Were these constructions part of a warning system against for example pirates? This seems to me a bit odd because from the rest of the island you could hardly see them. Or was it a system of beacons for the ships to pass safely through the opening of the Gulf of Kalloni? While most of these towers stood at the seaside, one of them was a bit higher, pressed against a rocky hill, another one stood high on a mountaintop, and one on the other side of the Gulf overlooked the water from high on a ridge. If this was a beacon system for the seafarers it must have been a very clever system for them to safely reach a harbour.

A few local fishermen have confirmed that it was a beacon system. It was very old, so old that the towers are now restored with plenty of cement. Whatever they are, and from whatever period, I am sure that these outstanding pyramids of Lesvos spread out in the rough landscape of red stones were a kind a communication system.

During the summer there was some annoyance about the lasers that were nightly sent into the air by the discotheque OXI. I am wondering what is the point of these lights: are the lasers meant to be a beacon in the night for clubbers? It might be an idea to, instead of using these sky piercing polluters, to build some of these pyramid towers along the roads going to the OXI. That would be less of a nuisance and also a nice tribute to history.

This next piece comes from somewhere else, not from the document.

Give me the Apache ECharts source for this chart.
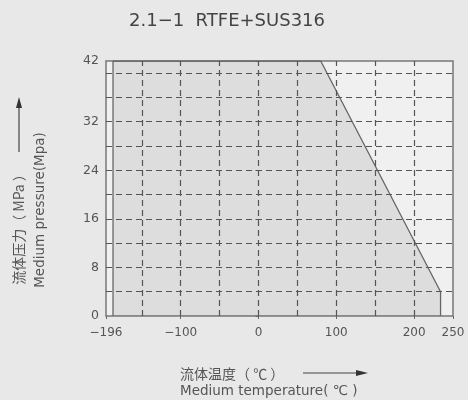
<!DOCTYPE html>
<html><head><meta charset="utf-8">
<script src="https://cdn.jsdelivr.net/npm/echarts@6/dist/echarts.min.js"></script>
<style>html,body{margin:0;padding:0;background:#e8e8e8}#c{width:468px;height:400px}</style>
</head><body><div id="c"></div>
<script>
// Data
var titleText = '2.1\u22121  RTFE+SUS316';
var xTickLabels = [-196, -100, 0, 100, 200, 250];
var yTickLabels = [0, 8, 16, 24, 32, 42];
var xGrid = [-150, -100, -50, 0, 50, 100, 150, 200];
var yGrid = [4, 8, 12, 16, 20, 24, 28, 32, 36, 40];
var limitTemp = [-187, -187, 80, 234, 234];
var limitPress = [0, 42, 42, 4, 0];
var xMin = -196, xMax = 250, yMin = 0, yMax = 42;

var chart = echarts.init(document.getElementById('c'), null, {renderer: 'canvas'});
var font = '"DejaVu Sans", sans-serif';
var cjk = '"Noto Sans CJK SC", sans-serif';
var area = limitTemp.map(function (t, i) { return [t, limitPress[i]]; });
var gridStyle = {type: [6, 4], color: '#555', width: 1.2};
var mlData = xGrid.map(function (v) { return {xAxis: v}; })
  .concat(yGrid.map(function (v) { return {yAxis: v}; }));

chart.setOption({
  backgroundColor: '#e8e8e8',
  animation: false,
  grid: {left: 106, top: 61, right: 15, bottom: 84, show: true,
    backgroundColor: '#f0f0f0', borderColor: '#777', borderWidth: 1.5},
  xAxis: {type: 'value', min: xMin, max: xMax,
    axisLine: {show: false}, splitLine: {show: false},
    axisTick: {show: true, length: 3, customValues: xTickLabels, lineStyle: {color: '#666'}},
    axisLabel: {customValues: xTickLabels, color: '#555', fontSize: 12, fontFamily: font, margin: 11,
      formatter: function (v) { return v < 0 ? '\u2212' + (-v) : String(v); }}},
  yAxis: {type: 'value', min: yMin, max: yMax,
    axisLine: {show: false}, splitLine: {show: false},
    axisTick: {show: true, length: 3, customValues: yTickLabels, lineStyle: {color: '#666'}},
    axisLabel: {customValues: yTickLabels, color: '#555', fontSize: 12.5, fontFamily: font, margin: 7}},
  series: [{
    type: 'line', data: area, symbol: 'none', silent: true,
    lineStyle: {color: '#666', width: 1.3},
    areaStyle: {color: 'rgba(0,0,0,0.11)', origin: 'start'},
    markLine: {silent: true, symbol: 'none', label: {show: false}, lineStyle: gridStyle, data: mlData}
  }],
  graphic: [
    {type: 'text', x: 227, y: 21, style: {text: titleText, fill: '#444', font: '18px ' + font, align: 'center', verticalAlign: 'middle'}},
    {type: 'text', x: 19, y: 226, rotation: Math.PI / 2, style: {text: '流体压力（ MPa ）', fill: '#555', font: '14px ' + cjk, align: 'center', verticalAlign: 'middle'}},
    {type: 'text', x: 40, y: 210, rotation: Math.PI / 2, style: {text: 'Medium pressure(Mpa)', fill: '#555', font: '13.5px ' + font, align: 'center', verticalAlign: 'middle'}},
    {type: 'line', shape: {x1: 19, y1: 152, x2: 19, y2: 106}, style: {stroke: '#444', lineWidth: 1.2}},
    {type: 'polygon', shape: {points: [[19, 97], [16, 108], [22, 108]]}, style: {fill: '#333'}},
    {type: 'text', x: 180, y: 374, style: {text: '流体温度（ ℃ ）', fill: '#555', font: '14px ' + cjk, align: 'left', verticalAlign: 'middle'}},
    {type: 'text', x: 180, y: 391, style: {text: 'Medium temperature( ℃ )', fill: '#555', font: '13.5px ' + font, align: 'left', verticalAlign: 'middle'}},
    {type: 'line', shape: {x1: 303, y1: 373, x2: 358, y2: 373}, style: {stroke: '#444', lineWidth: 1.2}},
    {type: 'polygon', shape: {points: [[368, 373], [356, 370], [356, 376]]}, style: {fill: '#333'}}
  ]
});
</script></body></html>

The plumes of smoke you can now see everywhere in the Lesvorian landscape, can be interpreted as the message 'here is work going on', but of course they are not meant as fire signals. Or maybe there are farmers, who by the means of a smoke column, warn their wives back home that they are soon coming home, so the food must be on the table. This could be the case, because a modern mobile phone does not work in all places on the island, so you have to be inventive. Now just consider what amazing things the ancient Greeks did!